L’Église maronite allait connaître dès lors, une prédominance à la fois intellectuelle et démographique par rapport à ses sœurs syriaques de Haute-Mésopotamie. En 1662, elle a fini par inverser l’action du prosélytisme et faire sacrer un évêque jacobite, André Akhijan, fondant ainsi une église uniate appelée syriaque-catholique. Cette prospérité et cette ouverture sur l’Occident ont paradoxalement causé une acculturation des maronites, et à terme, la mort de leur langue.

Livre bilingue de la messe maronite imprimé 2005. ©Amine Jules Iskandar

L’acculturation

L’héritage syriaque des maronites, consommé par les flammes, sera remplacé par les nouveaux livres imprimés à Rome, des livres dépourvus de tout lien historique, culturel ou sentimental avec le passé. De plus, Rome n’imprimera plus toujours en syriaque mais, de plus en plus, en arabe. De manière générale, la traduction, aussi fidèle soit-elle, finit par trahir l’essence du message.

Encore aujourd’hui, les livres de la messe maronite, imprimés en syriaque et en arabe, dévoilent l’inconsistance de la traduction. Le titre bilingue qu’ils présentent est noté en syriaque Ktovo de qourbono akh ‘iodo de ‘ito d’Antioqia de Souryoyé morounoyé, soit Livre de la messe selon le rite de l’Église d’Antioche des Syriaques maronites.

Dans la version arabe figurant sur la même couverture, il est noté Kitab al qouddas bi hasab taqs al kanissah al antaqiah al suryaniyyah al marouniyyah, c’est-à-dire Livre de la messe selon le rite de l’Église antiochienne syriaque maronite.

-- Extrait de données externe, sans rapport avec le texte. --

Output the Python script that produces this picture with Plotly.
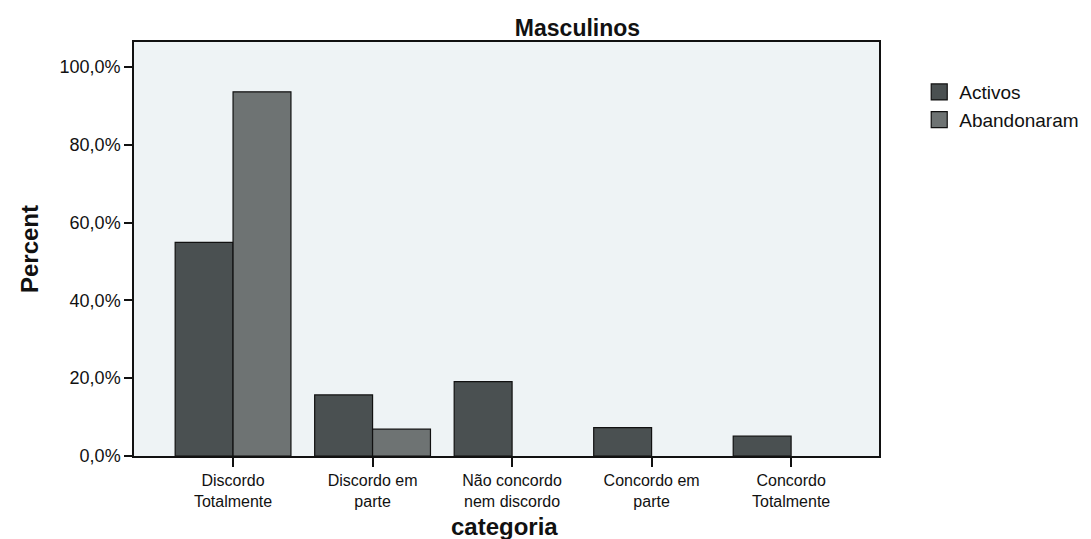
import plotly.graph_objects as go

categorias = [
    "Discordo<br>Totalmente",
    "Discordo em<br>parte",
    "Não concordo<br>nem discordo",
    "Concordo em<br>parte",
    "Concordo<br>Totalmente",
]
activos = [54.9, 15.7, 19.1, 7.3, 5.1]
abandonaram = [93.6, 6.9, 0.0, 0.0, 0.0]
y_ticks = [0, 20, 40, 60, 80, 100]
y_labels = ["0,0%", "20,0%", "40,0%", "60,0%", "80,0%", "100,0%"]

font = "Liberation Sans, Arial, sans-serif"
cor_activos = "#4a5051"
cor_aband = "#6e7373"
x = list(range(len(categorias)))

fig = go.Figure()
fig.add_trace(go.Bar(
    x=x, y=activos, name="Activos", showlegend=False,
    marker=dict(color=cor_activos,
                line=dict(color="#111111", width=[1.2 if v > 0 else 0 for v in activos])),
))
fig.add_trace(go.Bar(
    x=x, y=abandonaram, name="Abandonaram", showlegend=False,
    marker=dict(color=cor_aband,
                line=dict(color="#111111", width=[1.2 if v > 0 else 0 for v in abandonaram])),
))
# legend entries with bigger square swatches
for nome, cor in [("Activos", cor_activos), ("Abandonaram", cor_aband)]:
    fig.add_trace(go.Scatter(
        x=[None], y=[None], mode="markers", name=nome,
        marker=dict(symbol="square", size=20, color=cor, line=dict(color="#111111", width=1.2)),
    ))

fig.update_layout(
    width=1091, height=539,
    margin=dict(l=126, r=220, t=34, b=91),
    paper_bgcolor="white", plot_bgcolor="#eef3f5",
    font=dict(family=font, size=19, color="#111111"),
    barmode="group", bargap=0.17, bargroupgap=0,
    title=dict(text="<b>Masculinos</b>", x=0.522, xanchor="center",
               y=1 - 20 / 539, yanchor="middle", yref="container",
               font=dict(size=23, family=font)),
    legend=dict(x=1.054, y=0.925, xanchor="left", yanchor="top",
                font=dict(size=19), tracegroupgap=0, bgcolor="rgba(0,0,0,0)"),
    annotations=[dict(text="<b>categoria</b>", x=0.497, y=-0.17, xref="paper", yref="paper",
                      xanchor="center", yanchor="middle", showarrow=False,
                      font=dict(size=24))],
)
fig.update_xaxes(
    range=[-0.71, 4.63], tickmode="array", tickvals=x, ticktext=categorias,
    tickfont=dict(size=16),
    ticks="outside", ticklen=9, tickcolor="#111111", tickwidth=1.5,
    showline=True, linecolor="#111111", linewidth=1.5, mirror=True,
    showgrid=False, zeroline=False, automargin=False,
)
fig.update_yaxes(
    range=[0, 106.4], tickmode="array", tickvals=y_ticks, ticktext=y_labels,
    tickfont=dict(size=18),
    ticks="outside", ticklen=8, tickcolor="#111111", tickwidth=1.5,
    showline=True, linecolor="#111111", linewidth=1.5, mirror=True,
    showgrid=False, zeroline=False, automargin=False,
    title=dict(text="<b>Percent</b>", font=dict(size=24), standoff=14),
)

fig.write_html("out.html")
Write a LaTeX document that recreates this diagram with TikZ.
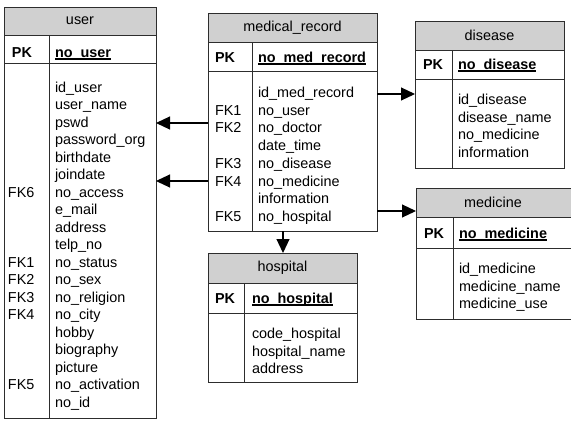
\documentclass[tikz,border=0pt]{standalone}
\usepackage{fontspec}
\setmainfont{Liberation Sans}
\usetikzlibrary{arrows.meta}

\definecolor{headgray}{RGB}{208,208,208}
\definecolor{edge}{RGB}{45,45,45}

% bold key name with a heavy underline
\newcommand\keyname[1]{\setbox0\hbox{\bfseries #1}\rlap{\rule[-2.6pt]{\wd0}{1.3pt}}\box0}

\tikzset{
  every node/.style={inner sep=0pt, outer sep=0pt},
  txt/.style={font=\fontsize{14.4}{17.5}\selectfont, text=black},
  attr/.style={txt, anchor=base west},
  pklabel/.style={anchor=base west, font=\fontsize{14.4}{17.5}\selectfont\bfseries},
  headcell/.style={draw=edge, fill=headgray, line width=0.9pt, anchor=north west, txt},
  cell/.style={draw=edge, fill=white, line width=0.9pt, anchor=north west},
  divider/.style={draw=edge, line width=0.9pt},
  fk/.style={draw=black, line width=1.1pt, -{Triangle[length=14pt,width=13pt]}},
}

% table frame: name, left, top, right, divider x, header bottom, key row bottom, bottom, title
\newcommand\ertable[9]{%
  \node[headcell, minimum width={(#4-#2)*1pt}, minimum height={(#6-#3)*1pt}] (#1-head) at (#2,#3) {#9};
  \node[cell, minimum width={(#4-#2)*1pt}, minimum height={(#7-#6)*1pt}] (#1-pk) at (#2,#6) {};
  \node[cell, minimum width={(#4-#2)*1pt}, minimum height={(#8-#7)*1pt}] (#1-body) at (#2,#7) {};
  \draw[divider] (#5,#6) -- (#5,#8);
}
% attribute column: prefix, x, first baseline, line step, list
\newcommand\attrlines[5]{%
  \foreach \t [count=\i from 0] in {#5}{\node[attr] (#1-a\i) at (#2,{#3+\i*#4}) {\t};}
}
% foreign key labels: prefix, x, first baseline, line step, list of index/label
\newcommand\fklabels[5]{%
  \foreach \k/\t in {#5}{\node[attr] (#1-\t) at (#2,{#3+\k*#4}) {\t};}
}

\begin{document}
\begin{tikzpicture}[x=1pt,y=-1pt]
\useasboundingbox (0,0) rectangle (571,421);

% user
\ertable{user}{4}{7}{156}{49}{35}{63}{418}{user}
\node[pklabel] (user-pkl) at (12,57) {PK};
\node[attr] (user-key) at (55,57) {\keyname{no\_user}};
\attrlines{user}{55}{92}{17.5}{id\_user,user\_name,pswd,password\_org,birthdate,joindate,no\_access,e\_mail,address,telp\_no,no\_status,no\_sex,no\_religion,no\_city,hobby,biography,picture,no\_activation,no\_id}
\fklabels{user}{8}{92}{17.5}{6/FK6,10/FK1,11/FK2,12/FK3,13/FK4,17/FK5}

% medical_record
\ertable{med}{208}{13}{377}{252}{42}{71}{231}{medical\_record}
\node[pklabel] (med-pkl) at (215,62) {PK};
\node[attr] (med-key) at (258,62) {\keyname{no\_med\_record}};
\attrlines{med}{258}{97.5}{17.7}{id\_med\_record,no\_user,no\_doctor,date\_time,no\_disease,no\_medicine,information,no\_hospital}
\fklabels{med}{215}{97.5}{17.7}{1/FK1,2/FK2,4/FK3,5/FK4,7/FK5}

% disease
\ertable{dis}{415}{21}{564}{452}{50}{79}{168}{disease}
\node[pklabel] (dis-pkl) at (423,69) {PK};
\node[attr] (dis-key) at (458,69) {\keyname{no\_disease}};
\attrlines{dis}{458}{104.5}{17.7}{id\_disease,disease\_name,no\_medicine,information}

% medicine
\ertable{medi}{416}{188}{576}{453}{217}{248}{319}{\hspace*{-6pt}medicine}
\node[pklabel] (medi-pkl) at (424,238) {PK};
\node[attr] (medi-key) at (459,238) {\keyname{no\_medicine}};
\attrlines{medi}{459}{273.5}{17.5}{id\_medicine,medicine\_name,medicine\_use}

% hospital
\ertable{hosp}{208}{253}{357}{244}{283}{313}{382}{hospital}
\node[pklabel] (hosp-pkl) at (215,303) {PK};
\node[attr] (hosp-key) at (252,303) {\keyname{no\_hospital}};
\attrlines{hosp}{252}{338.5}{17.5}{code\_hospital,hospital\_name,address}

% relationships
\coordinate (r1) at (0,123);
\coordinate (r2) at (0,181);
\coordinate (r3) at (0,94);
\coordinate (r4) at (0,211);
\coordinate (r5) at (283,0);
\draw[fk] (med-body.west |- r1) -- (user-body.east |- r1);
\draw[fk] (med-body.west |- r2) -- (user-body.east |- r2);
\draw[fk] (med-body.east |- r3) -- (dis-body.west |- r3);
\draw[fk] (med-body.east |- r4) -- (medi-head.west |- r4);
\draw[fk] (med-body.south -| r5) -- (hosp-head.north -| r5);
\end{tikzpicture}
\end{document}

Tous les termes sont là. Et pourtant, dans la version originale, l’Église est définie comme "antiochienne" et appartenant à un peuple dont l’identité est "syriaque maronite". Dans la traduction arabe, cette identité est conférée à l’Église, laissant un peuple dépourvu de ses repères.

Les autodafés de l’inquisition du XVIᵉ siècle ont incontestablement ébranlé la société maronite, son clergé et ses intellectuels. La Renaissance initiée en 1584 par le Collège de Rome, a permis un redressement notable, une modernisation et un développement incontestable, soutenus tout au long des quatre siècles ottomans, par la France et le Vatican. Cependant, dans le processus de leur renaissance opérée à Rome, les maronites se sont retrouvés amputés de leurs racines, de leurs origines et de leur mémoire. L’acculturation à laquelle ils ont été confrontés annonçait déjà l’état d’égarement qui caractérisera leur comportement face aux défis du XXᵉ siècle.

* Les jacobites sont des Syriaques occidentaux, comme les maronites. Cependant les maronites sont chalcédoniens alors que les jacobites sont miaphysites. Ils sont aujourd’hui appelés Syriaques orthodoxes.